__Stored data__
————

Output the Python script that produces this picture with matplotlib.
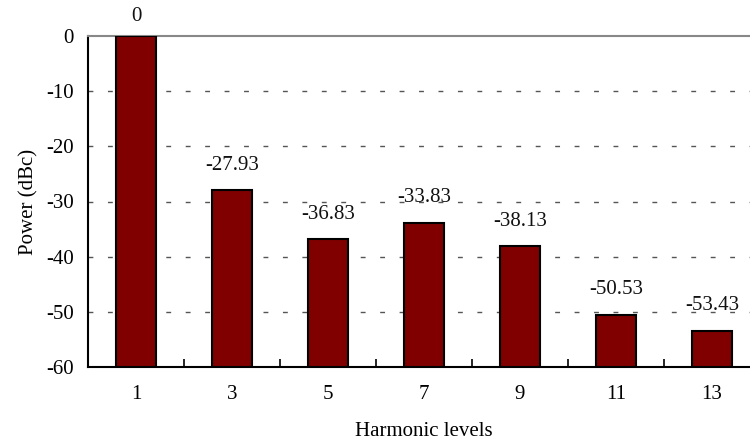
import matplotlib
matplotlib.use("Agg")
import matplotlib.pyplot as plt

categories = ["1", "3", "5", "7", "9", "11", "13"]
values = [0, -27.93, -36.83, -33.83, -38.13, -50.53, -53.43]
yticks = [0, -10, -20, -30, -40, -50, -60]

plt.rcParams['font.family'] = ['Liberation Serif', 'DejaVu Serif']

fig = plt.figure(figsize=(7.5, 4.43), dpi=100)
ax = fig.add_axes([88/750, (443-367)/443, 672/750, (367-36)/443])

x = list(range(len(categories)))
base = -60
ax.bar(x, [v - base for v in values], bottom=base, width=0.42,
       color='#800000', edgecolor='black', linewidth=1.5, zorder=3)

for xi, v in zip(x, values):
    off = 11 if v < 0 else 7
    ax.annotate(f"{v:g}", (xi, v), xytext=(0, off), textcoords='offset points',
                ha='center', va='bottom', fontsize=15, color='#111111')

ax.set_xlim(-0.5, len(categories) - 0.5)
ax.set_ylim(-60, 0)
ax.set_yticks(yticks)
ax.set_yticklabels([str(t) for t in yticks], fontsize=15)
ax.tick_params(axis='y', length=0, pad=10)

ax.set_xticks(x)
ax.set_xticklabels(categories, fontsize=15)
ax.tick_params(axis='x', which='major', length=0, pad=13)
ax.set_xticks([i + 0.5 for i in x[:-1]], minor=True)
ax.tick_params(axis='x', which='minor', direction='in', length=6, width=1.2)

for t in yticks[1:-1]:
    ax.axhline(t, color='#555555', linewidth=1, dashes=(3.5, 10.5), zorder=1)

ax.spines['top'].set_color('#888888')
ax.spines['top'].set_linewidth(1.5)
ax.spines['right'].set_visible(False)
ax.spines['left'].set_linewidth(1.5)
ax.spines['bottom'].set_linewidth(1.5)

ax.set_xlabel("Harmonic levels", fontsize=15, labelpad=13)
ax.set_ylabel("Power (dBc)", fontsize=15, labelpad=6)

fig.savefig("out.png", dpi=100)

————

__Stated exercise__
From the opening line of the listing above through the line bearing "(443-367)/443, 672/750, (367-36)/443])", repeat each line exactly. Drop every picture.

__Full output__
Output the Python script that produces this picture with matplotlib.
import matplotlib
matplotlib.use("Agg")
import matplotlib.pyplot as plt

categories = ["1", "3", "5", "7", "9", "11", "13"]
values = [0, -27.93, -36.83, -33.83, -38.13, -50.53, -53.43]
yticks = [0, -10, -20, -30, -40, -50, -60]

plt.rcParams['font.family'] = ['Liberation Serif', 'DejaVu Serif']

fig = plt.figure(figsize=(7.5, 4.43), dpi=100)
ax = fig.add_axes([88/750, (443-367)/443, 672/750, (367-36)/443])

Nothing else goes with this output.